Furthermore, as a machine cannot be punished or incarcerated in any meaningful sense—although it might be rehabilitated through reprogramming—the notion of consequence of actions has little meaning to it. If a machine apologises, serves a prison sentence or is put in solitary confinement, has it been punished? The basis of responsibility built on an understanding of ethics and morality does not exist. It is certainly not the sole by-product of the intelligence level of the machine.

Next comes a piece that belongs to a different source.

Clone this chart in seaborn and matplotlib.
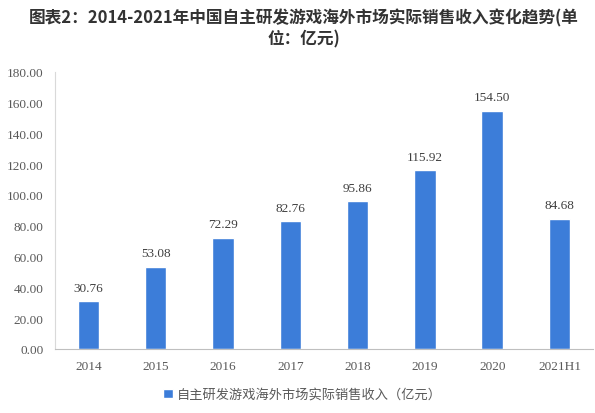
import matplotlib
matplotlib.use("Agg")
import matplotlib.pyplot as plt
import seaborn as sns
import pandas as pd

# revenue of self-developed games overseas (100 million yuan)
years = ["2014", "2015", "2016", "2017", "2018", "2019", "2020", "2021H1"]
revenue = [30.76, 53.08, 72.29, 82.76, 95.86, 115.92, 154.50, 84.68]
series_name = "自主研发游戏海外市场实际销售收入（亿元）"
title = "图表2：2014-2021年中国自主研发游戏海外市场实际销售收入变化趋势(单\n位：亿元)"

sns.set_style("white")
plt.rcParams["font.family"] = ["Noto Sans CJK SC", "DejaVu Sans"]

df = pd.DataFrame({"year": years, "revenue": revenue})
bar_color = "#3c7dd9"

fig = plt.figure(figsize=(5.95, 4.14), dpi=100)
ax = fig.add_axes([0.092, 0.155, 0.905, 0.669])

sns.barplot(data=df, x="year", y="revenue", color=bar_color, width=0.32,
            saturation=1, ax=ax, label=series_name)

ax.set_ylim(0, 180)
ax.set_xlim(-0.5, 7.5)
ax.set_yticks(range(0, 181, 20))
ax.set_yticklabels([f"{v:.2f}" for v in range(0, 181, 20)],
                   family="Liberation Serif", fontsize=9.5, color="#595959")
ax.set_xticklabels(years, family="Liberation Serif", fontsize=9.5, color="#595959")
ax.tick_params(axis="both", length=0, pad=8)
ax.set_xlabel("")
ax.set_ylabel("")

for s in ["top", "right"]:
    ax.spines[s].set_visible(False)
ax.spines["left"].set_color("#d9d9d9")
ax.spines["bottom"].set_color("#bfbfbf")
ax.spines["left"].set_linewidth(0.8)
ax.spines["bottom"].set_linewidth(0.8)

for i, v in enumerate(revenue):
    ax.text(i, v + 5, f"{v:.2f}", ha="center", va="bottom",
            family="Liberation Serif", fontsize=9.5, color="#404040")

leg = ax.legend(loc="center", bbox_to_anchor=(0.46, -0.165), frameon=False,
                handlelength=0.7, handleheight=0.7, handletextpad=0.3,
                prop={"family": ["Noto Sans CJK SC", "DejaVu Sans"], "size": 9.5})
for t in leg.get_texts():
    t.set_color("#595959")

fig.text(0.51, 0.978, title, ha="center", va="top", fontsize=12,
         fontweight="bold", color="#333333", linespacing=1.2,
         multialignment="center")

fig.savefig("out.png", dpi=100)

Finally, all those problems are compounded because the software industry today operates in a very different way to others that are critical to modern society, where the notion of audit exists. When we read the annual report of a PLC, it is possible to place some degree of trust in it because the chief financial officer, the accountant and the auditor take professional responsibility for the output. Similarly, an audit chain in the pharmaceutical industry enables regulators to oversee a large, complex and diverse industry. In construction, when a tragedy happens, we are able to trace the building materials used in construction. That process of audit encourages responsibility and the knowledge beforehand of the consequences of actions. But most software today is sold with an explicit disclaimer of fitness for purpose and it is virtually impossible to answer the questions: by whom, against what specification, why and when was this code generated, tested or deployed? In the event of a problem with software, who is responsible? The human owner? The company that supplied the software? The programmer? The chief executive of the company that supplied it? I would therefore argue that machine intelligence needs to be subordinate in responsibility to a human controller and therefore cannot in itself be legally responsible as an adult human, although it might in future have the legal status of a corporation or of a minor—that is, intelligent, but below the age of responsibility.
The GDPR was designed to ensure that passive “data” was linked to responsible human control. Ultimately, we might need a GDPR-equivalent for active machine learning systems to link their function to a human controller to ensure that organisations and individuals have protective and proportionate control processes in place. We might refer to the concept of that clear chain of responsibility, linking an audit of the specifications, code, testing and function to responsible individuals, as “trustable software”. Recent developments, including distributed ledger technology—blockchain to the uninitiated—would permit oversight to be implemented relatively easily.
In an age where software is at the heart of our infrastructure, where these systems are both non-deterministic and fully interconnected, AI needs a responsible human “parent”. Whoever that “parent” might be, it will require a “trustable” process to introduce auditability, accountability and, ultimately, responsibility.